Architizer News
“Big Wood” Imagines Future Skyscrapers Built Out Of Wood
March 14, 2013
We’ve written about “woodscrapers” before — architect Michael Green’s idea for Miesian-like buildings constructed of load-bearing, fire-resistant timber, sustainably-sourced beams — and how they make a good case for using wood to build tomorrow’s (and today’s) office and residential towers. “Big Wood,” a conceptual project by architect Michael Charters submitted to the eVolo 2013 Skyscraper Competition, takes Green’s premise and runs wild with it. Instead of the restrained elegance of the prototypical “woodscraper,” Big Wood (nice name, guy) is an exuberant mix of BIG and Minecraft, complete with acres of green roofs. Continue.
Big Wood envisions a large mixed-use complex on the banks of the Chicago River in the city’s South Loop. The siting is intentional, as Charters notes: as the birthplace of the modern skyscraper, “Chicago is an optimal location for a prototype in mass timber construction.” As Inhabitat points out, it’s possible to build a 20-to-30-story tower out of wood, a renewable resources that would cut down on the building industry’s excesses (i.e. astronomical carbon emissions). Hybrid construction techniques combining wood with steel and concrete would allow architects like Charters and Green to draw up and build even taller structures.

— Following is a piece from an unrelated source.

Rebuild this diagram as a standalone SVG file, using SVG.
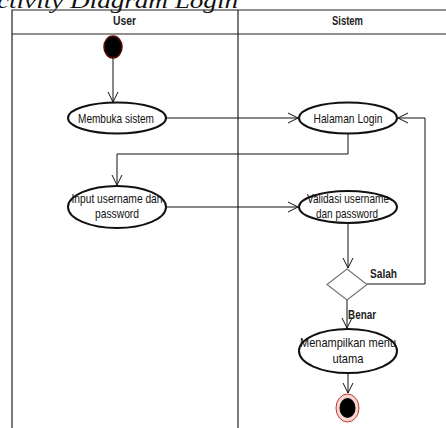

The project crystallizes what Green, in elaborating on the benefits of building tall (and wide) with wood, called “the Eiffel Tower moment,” whereby construction technologies have progressed to the point that timber can and should be put to the test. Big Wood proposes just that, an audacious display of form and structure that would catalyze a “new renaissance in high-rise construction, changing forever the shape of our cities.”